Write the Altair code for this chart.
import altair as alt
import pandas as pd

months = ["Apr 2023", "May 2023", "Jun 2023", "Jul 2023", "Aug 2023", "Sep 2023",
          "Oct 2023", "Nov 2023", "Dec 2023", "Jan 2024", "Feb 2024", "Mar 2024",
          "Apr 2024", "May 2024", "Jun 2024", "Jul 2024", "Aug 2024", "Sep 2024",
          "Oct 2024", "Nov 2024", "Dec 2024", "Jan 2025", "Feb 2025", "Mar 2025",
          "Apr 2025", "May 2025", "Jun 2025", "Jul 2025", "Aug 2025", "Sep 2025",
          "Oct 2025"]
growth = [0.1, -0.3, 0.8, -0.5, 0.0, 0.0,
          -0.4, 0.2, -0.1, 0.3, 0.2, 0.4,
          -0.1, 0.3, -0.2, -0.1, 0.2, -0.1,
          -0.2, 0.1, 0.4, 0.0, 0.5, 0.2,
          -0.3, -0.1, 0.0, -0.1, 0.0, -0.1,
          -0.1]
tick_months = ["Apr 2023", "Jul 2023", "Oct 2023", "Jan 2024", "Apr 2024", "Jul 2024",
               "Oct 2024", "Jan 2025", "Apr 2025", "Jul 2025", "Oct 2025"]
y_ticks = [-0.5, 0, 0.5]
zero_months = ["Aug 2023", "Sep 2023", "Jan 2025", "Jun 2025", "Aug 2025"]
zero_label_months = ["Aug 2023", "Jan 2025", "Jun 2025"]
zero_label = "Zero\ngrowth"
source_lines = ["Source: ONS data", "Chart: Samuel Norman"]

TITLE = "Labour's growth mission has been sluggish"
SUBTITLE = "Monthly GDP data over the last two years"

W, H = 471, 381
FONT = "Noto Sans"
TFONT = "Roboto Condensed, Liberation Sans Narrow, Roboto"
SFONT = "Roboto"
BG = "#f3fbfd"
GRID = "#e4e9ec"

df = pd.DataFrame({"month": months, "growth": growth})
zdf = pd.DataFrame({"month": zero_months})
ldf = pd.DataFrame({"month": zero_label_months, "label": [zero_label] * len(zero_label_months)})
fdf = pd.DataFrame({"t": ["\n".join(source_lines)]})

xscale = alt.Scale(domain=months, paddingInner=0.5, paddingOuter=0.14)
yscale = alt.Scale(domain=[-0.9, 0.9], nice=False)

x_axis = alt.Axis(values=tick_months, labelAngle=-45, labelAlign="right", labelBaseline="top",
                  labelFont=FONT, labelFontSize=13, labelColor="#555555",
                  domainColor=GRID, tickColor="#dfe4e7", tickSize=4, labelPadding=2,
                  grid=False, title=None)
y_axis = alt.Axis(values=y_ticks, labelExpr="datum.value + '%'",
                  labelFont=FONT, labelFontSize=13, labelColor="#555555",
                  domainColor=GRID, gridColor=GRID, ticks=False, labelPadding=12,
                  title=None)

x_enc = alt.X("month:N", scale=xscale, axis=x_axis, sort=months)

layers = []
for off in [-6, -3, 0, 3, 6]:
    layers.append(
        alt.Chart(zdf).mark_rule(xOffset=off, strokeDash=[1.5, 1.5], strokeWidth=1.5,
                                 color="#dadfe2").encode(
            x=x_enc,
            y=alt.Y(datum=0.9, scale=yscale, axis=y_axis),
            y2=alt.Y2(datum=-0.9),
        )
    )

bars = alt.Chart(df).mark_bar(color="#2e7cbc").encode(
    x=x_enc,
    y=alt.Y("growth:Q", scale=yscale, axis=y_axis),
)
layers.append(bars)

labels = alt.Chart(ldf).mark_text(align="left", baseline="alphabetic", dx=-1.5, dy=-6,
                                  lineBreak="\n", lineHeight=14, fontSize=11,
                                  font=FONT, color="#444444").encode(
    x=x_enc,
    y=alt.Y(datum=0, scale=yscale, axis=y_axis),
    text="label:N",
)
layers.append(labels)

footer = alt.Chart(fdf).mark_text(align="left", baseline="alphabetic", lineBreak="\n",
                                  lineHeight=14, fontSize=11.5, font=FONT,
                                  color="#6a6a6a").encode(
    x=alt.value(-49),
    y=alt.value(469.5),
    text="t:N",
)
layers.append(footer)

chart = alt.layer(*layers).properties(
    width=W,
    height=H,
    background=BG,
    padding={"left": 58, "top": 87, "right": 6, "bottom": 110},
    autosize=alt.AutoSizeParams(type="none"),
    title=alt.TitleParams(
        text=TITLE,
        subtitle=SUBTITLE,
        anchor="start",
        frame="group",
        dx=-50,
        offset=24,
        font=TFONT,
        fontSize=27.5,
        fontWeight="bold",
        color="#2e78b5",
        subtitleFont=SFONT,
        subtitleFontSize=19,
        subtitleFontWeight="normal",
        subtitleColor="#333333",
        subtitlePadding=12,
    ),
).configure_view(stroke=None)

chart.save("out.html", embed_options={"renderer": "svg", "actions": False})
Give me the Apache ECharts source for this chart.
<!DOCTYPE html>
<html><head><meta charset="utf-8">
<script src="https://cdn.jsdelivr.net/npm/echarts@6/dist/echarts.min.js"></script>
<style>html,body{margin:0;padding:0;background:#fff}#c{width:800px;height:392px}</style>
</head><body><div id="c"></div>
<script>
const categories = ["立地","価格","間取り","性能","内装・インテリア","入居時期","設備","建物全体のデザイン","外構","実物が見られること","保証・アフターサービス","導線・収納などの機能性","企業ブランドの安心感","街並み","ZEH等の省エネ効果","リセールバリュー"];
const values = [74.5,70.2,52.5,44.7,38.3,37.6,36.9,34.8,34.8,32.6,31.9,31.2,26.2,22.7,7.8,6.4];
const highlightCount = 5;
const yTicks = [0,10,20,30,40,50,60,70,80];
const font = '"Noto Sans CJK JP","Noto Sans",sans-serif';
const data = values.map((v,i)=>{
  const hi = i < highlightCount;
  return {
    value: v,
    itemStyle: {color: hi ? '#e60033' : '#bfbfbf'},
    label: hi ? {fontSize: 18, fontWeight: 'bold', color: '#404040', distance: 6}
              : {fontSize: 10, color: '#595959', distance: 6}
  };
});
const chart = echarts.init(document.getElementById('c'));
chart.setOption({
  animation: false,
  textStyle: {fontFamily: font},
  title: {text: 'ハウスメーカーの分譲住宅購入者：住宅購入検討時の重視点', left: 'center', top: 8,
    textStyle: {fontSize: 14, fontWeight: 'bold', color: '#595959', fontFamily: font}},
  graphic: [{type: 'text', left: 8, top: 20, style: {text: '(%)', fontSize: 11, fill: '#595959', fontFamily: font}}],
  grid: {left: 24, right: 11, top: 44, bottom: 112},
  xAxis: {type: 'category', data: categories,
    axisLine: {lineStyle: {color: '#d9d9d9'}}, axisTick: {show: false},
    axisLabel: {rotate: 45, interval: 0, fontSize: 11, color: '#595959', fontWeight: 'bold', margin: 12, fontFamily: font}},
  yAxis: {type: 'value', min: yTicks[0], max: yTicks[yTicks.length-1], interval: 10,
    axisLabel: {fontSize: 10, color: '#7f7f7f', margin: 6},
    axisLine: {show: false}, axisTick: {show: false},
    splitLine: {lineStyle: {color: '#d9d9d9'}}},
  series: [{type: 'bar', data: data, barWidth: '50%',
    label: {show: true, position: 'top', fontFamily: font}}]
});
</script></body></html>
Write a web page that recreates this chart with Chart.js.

TASK: Retype the entries exactly, including every line.

WRITTEN RESPONSE:
Write the Altair code for this chart.
import altair as alt
import pandas as pd

months = ["Apr 2023", "May 2023", "Jun 2023", "Jul 2023", "Aug 2023", "Sep 2023",
          "Oct 2023", "Nov 2023", "Dec 2023", "Jan 2024", "Feb 2024", "Mar 2024",
          "Apr 2024", "May 2024", "Jun 2024", "Jul 2024", "Aug 2024", "Sep 2024",
          "Oct 2024", "Nov 2024", "Dec 2024", "Jan 2025", "Feb 2025", "Mar 2025",
          "Apr 2025", "May 2025", "Jun 2025", "Jul 2025", "Aug 2025", "Sep 2025",
          "Oct 2025"]
growth = [0.1, -0.3, 0.8, -0.5, 0.0, 0.0,
          -0.4, 0.2, -0.1, 0.3, 0.2, 0.4,
          -0.1, 0.3, -0.2, -0.1, 0.2, -0.1,
          -0.2, 0.1, 0.4, 0.0, 0.5, 0.2,
          -0.3, -0.1, 0.0, -0.1, 0.0, -0.1,
          -0.1]
tick_months = ["Apr 2023", "Jul 2023", "Oct 2023", "Jan 2024", "Apr 2024", "Jul 2024",
               "Oct 2024", "Jan 2025", "Apr 2025", "Jul 2025", "Oct 2025"]
y_ticks = [-0.5, 0, 0.5]
zero_months = ["Aug 2023", "Sep 2023", "Jan 2025", "Jun 2025", "Aug 2025"]
zero_label_months = ["Aug 2023", "Jan 2025", "Jun 2025"]
zero_label = "Zero\ngrowth"
source_lines = ["Source: ONS data", "Chart: Samuel Norman"]

TITLE = "Labour's growth mission has been sluggish"
SUBTITLE = "Monthly GDP data over the last two years"

W, H = 471, 381
FONT = "Noto Sans"
TFONT = "Roboto Condensed, Liberation Sans Narrow, Roboto"
SFONT = "Roboto"
BG = "#f3fbfd"
GRID = "#e4e9ec"

df = pd.DataFrame({"month": months, "growth": growth})
zdf = pd.DataFrame({"month": zero_months})
ldf = pd.DataFrame({"month": zero_label_months, "label": [zero_label] * len(zero_label_months)})
fdf = pd.DataFrame({"t": ["\n".join(source_lines)]})

xscale = alt.Scale(domain=months, paddingInner=0.5, paddingOuter=0.14)
yscale = alt.Scale(domain=[-0.9, 0.9], nice=False)

x_axis = alt.Axis(values=tick_months, labelAngle=-45, labelAlign="right", labelBaseline="top",
                  labelFont=FONT, labelFontSize=13, labelColor="#555555",
                  domainColor=GRID, tickColor="#dfe4e7", tickSize=4, labelPadding=2,
                  grid=False, title=None)
y_axis = alt.Axis(values=y_ticks, labelExpr="datum.value + '%'",
                  labelFont=FONT, labelFontSize=13, labelColor="#555555",
                  domainColor=GRID, gridColor=GRID, ticks=False, labelPadding=12,
                  title=None)

x_enc = alt.X("month:N", scale=xscale, axis=x_axis, sort=months)

layers = []
for off in [-6, -3, 0, 3, 6]:
    layers.append(
        alt.Chart(zdf).mark_rule(xOffset=off, strokeDash=[1.5, 1.5], strokeWidth=1.5,
                                 color="#dadfe2").encode(
            x=x_enc,
            y=alt.Y(datum=0.9, scale=yscale, axis=y_axis),
            y2=alt.Y2(datum=-0.9),
        )
    )

bars = alt.Chart(df).mark_bar(color="#2e7cbc").encode(
    x=x_enc,
    y=alt.Y("growth:Q", scale=yscale, axis=y_axis),
)
layers.append(bars)

labels = alt.Chart(ldf).mark_text(align="left", baseline="alphabetic", dx=-1.5, dy=-6,
                                  lineBreak="\n", lineHeight=14, fontSize=11,
                                  font=FONT, color="#444444").encode(
    x=x_enc,
    y=alt.Y(datum=0, scale=yscale, axis=y_axis),
    text="label:N",
)
layers.append(labels)

footer = alt.Chart(fdf).mark_text(align="left", baseline="alphabetic", lineBreak="\n",
                                  lineHeight=14, fontSize=11.5, font=FONT,
                                  color="#6a6a6a").encode(
    x=alt.value(-49),
    y=alt.value(469.5),
    text="t:N",
)
layers.append(footer)

chart = alt.layer(*layers).properties(
    width=W,
    height=H,
    background=BG,
    padding={"left": 58, "top": 87, "right": 6, "bottom": 110},
    autosize=alt.AutoSizeParams(type="none"),
    title=alt.TitleParams(
        text=TITLE,
        subtitle=SUBTITLE,
        anchor="start",
        frame="group",
        dx=-50,
        offset=24,
        font=TFONT,
        fontSize=27.5,
        fontWeight="bold",
        color="#2e78b5",
        subtitleFont=SFONT,
        subtitleFontSize=19,
        subtitleFontWeight="normal",
        subtitleColor="#333333",
        subtitlePadding=12,
    ),
).configure_view(stroke=None)

chart.save("out.html", embed_options={"renderer": "svg", "actions": False})
Give me the Apache ECharts source for this chart.
<!DOCTYPE html>
<html><head><meta charset="utf-8">
<script src="https://cdn.jsdelivr.net/npm/echarts@6/dist/echarts.min.js"></script>
<style>html,body{margin:0;padding:0;background:#fff}#c{width:800px;height:392px}</style>
</head><body><div id="c"></div>
<script>
const categories = ["立地","価格","間取り","性能","内装・インテリア","入居時期","設備","建物全体のデザイン","外構","実物が見られること","保証・アフターサービス","導線・収納などの機能性","企業ブランドの安心感","街並み","ZEH等の省エネ効果","リセールバリュー"];
const values = [74.5,70.2,52.5,44.7,38.3,37.6,36.9,34.8,34.8,32.6,31.9,31.2,26.2,22.7,7.8,6.4];
const highlightCount = 5;
const yTicks = [0,10,20,30,40,50,60,70,80];
const font = '"Noto Sans CJK JP","Noto Sans",sans-serif';
const data = values.map((v,i)=>{
  const hi = i < highlightCount;
  return {
    value: v,
    itemStyle: {color: hi ? '#e60033' : '#bfbfbf'},
    label: hi ? {fontSize: 18, fontWeight: 'bold', color: '#404040', distance: 6}
              : {fontSize: 10, color: '#595959', distance: 6}
  };
});
const chart = echarts.init(document.getElementById('c'));
chart.setOption({
  animation: false,
  textStyle: {fontFamily: font},
  title: {text: 'ハウスメーカーの分譲住宅購入者：住宅購入検討時の重視点', left: 'center', top: 8,
    textStyle: {fontSize: 14, fontWeight: 'bold', color: '#595959', fontFamily: font}},
  graphic: [{type: 'text', left: 8, top: 20, style: {text: '(%)', fontSize: 11, fill: '#595959', fontFamily: font}}],
  grid: {left: 24, right: 11, top: 44, bottom: 112},
  xAxis: {type: 'category', data: categories,
    axisLine: {lineStyle: {color: '#d9d9d9'}}, axisTick: {show: false},
    axisLabel: {rotate: 45, interval: 0, fontSize: 11, color: '#595959', fontWeight: 'bold', margin: 12, fontFamily: font}},
  yAxis: {type: 'value', min: yTicks[0], max: yTicks[yTicks.length-1], interval: 10,
    axisLabel: {fontSize: 10, color: '#7f7f7f', margin: 6},
    axisLine: {show: false}, axisTick: {show: false},
    splitLine: {lineStyle: {color: '#d9d9d9'}}},
  series: [{type: 'bar', data: data, barWidth: '50%',
    label: {show: true, position: 'top', fontFamily: font}}]
});
</script></body></html>
Write a web page that recreates this chart with Chart.js.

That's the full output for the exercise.